[Figure scripts]
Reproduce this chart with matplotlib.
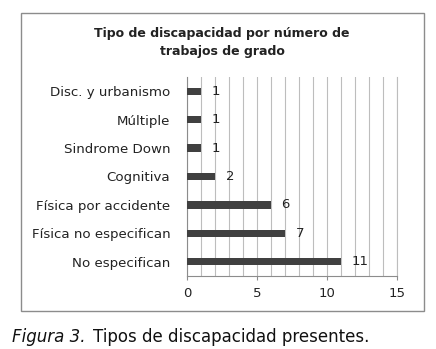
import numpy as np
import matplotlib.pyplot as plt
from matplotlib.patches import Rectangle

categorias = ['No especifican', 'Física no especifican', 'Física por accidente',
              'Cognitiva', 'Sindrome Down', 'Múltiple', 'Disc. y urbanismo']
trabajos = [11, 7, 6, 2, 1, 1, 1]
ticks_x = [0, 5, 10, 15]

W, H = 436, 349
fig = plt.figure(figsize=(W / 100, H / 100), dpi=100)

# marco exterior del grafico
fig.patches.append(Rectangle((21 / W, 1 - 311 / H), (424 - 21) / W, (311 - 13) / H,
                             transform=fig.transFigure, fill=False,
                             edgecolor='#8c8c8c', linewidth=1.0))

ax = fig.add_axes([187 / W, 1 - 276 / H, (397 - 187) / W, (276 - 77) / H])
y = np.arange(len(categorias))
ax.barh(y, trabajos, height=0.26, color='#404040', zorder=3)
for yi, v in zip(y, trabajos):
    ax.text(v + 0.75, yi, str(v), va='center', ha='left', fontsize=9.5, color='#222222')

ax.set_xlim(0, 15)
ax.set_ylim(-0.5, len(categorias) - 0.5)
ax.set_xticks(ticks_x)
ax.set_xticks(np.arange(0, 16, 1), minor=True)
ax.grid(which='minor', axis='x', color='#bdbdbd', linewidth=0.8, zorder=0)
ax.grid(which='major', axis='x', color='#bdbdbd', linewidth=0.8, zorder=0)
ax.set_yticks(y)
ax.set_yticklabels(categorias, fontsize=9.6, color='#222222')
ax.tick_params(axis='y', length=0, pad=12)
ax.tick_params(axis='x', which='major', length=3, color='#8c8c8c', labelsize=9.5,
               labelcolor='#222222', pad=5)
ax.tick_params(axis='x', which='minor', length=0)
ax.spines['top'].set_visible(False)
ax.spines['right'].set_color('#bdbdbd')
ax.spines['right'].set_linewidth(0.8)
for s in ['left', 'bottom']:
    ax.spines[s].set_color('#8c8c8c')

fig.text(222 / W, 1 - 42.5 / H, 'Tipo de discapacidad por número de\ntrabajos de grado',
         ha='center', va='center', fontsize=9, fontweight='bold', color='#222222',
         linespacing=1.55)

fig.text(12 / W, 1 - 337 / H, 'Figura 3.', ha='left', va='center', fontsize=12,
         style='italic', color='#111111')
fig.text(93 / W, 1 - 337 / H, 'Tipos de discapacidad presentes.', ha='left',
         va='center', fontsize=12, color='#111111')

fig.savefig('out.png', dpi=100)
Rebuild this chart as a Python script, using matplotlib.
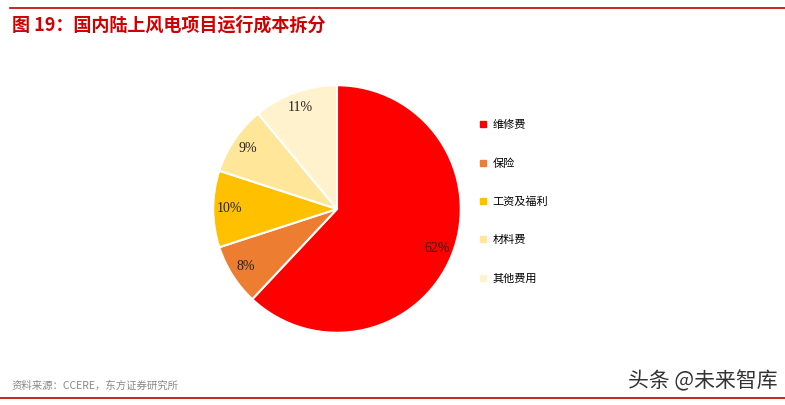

Given exercise
Using the data above, copy each line that contains "matplotlib".

Exercise result
Reproduce this chart with matplotlib.
import matplotlib.pyplot as plt
from matplotlib.patches import Rectangle
Rebuild this chart as a Python script, using matplotlib.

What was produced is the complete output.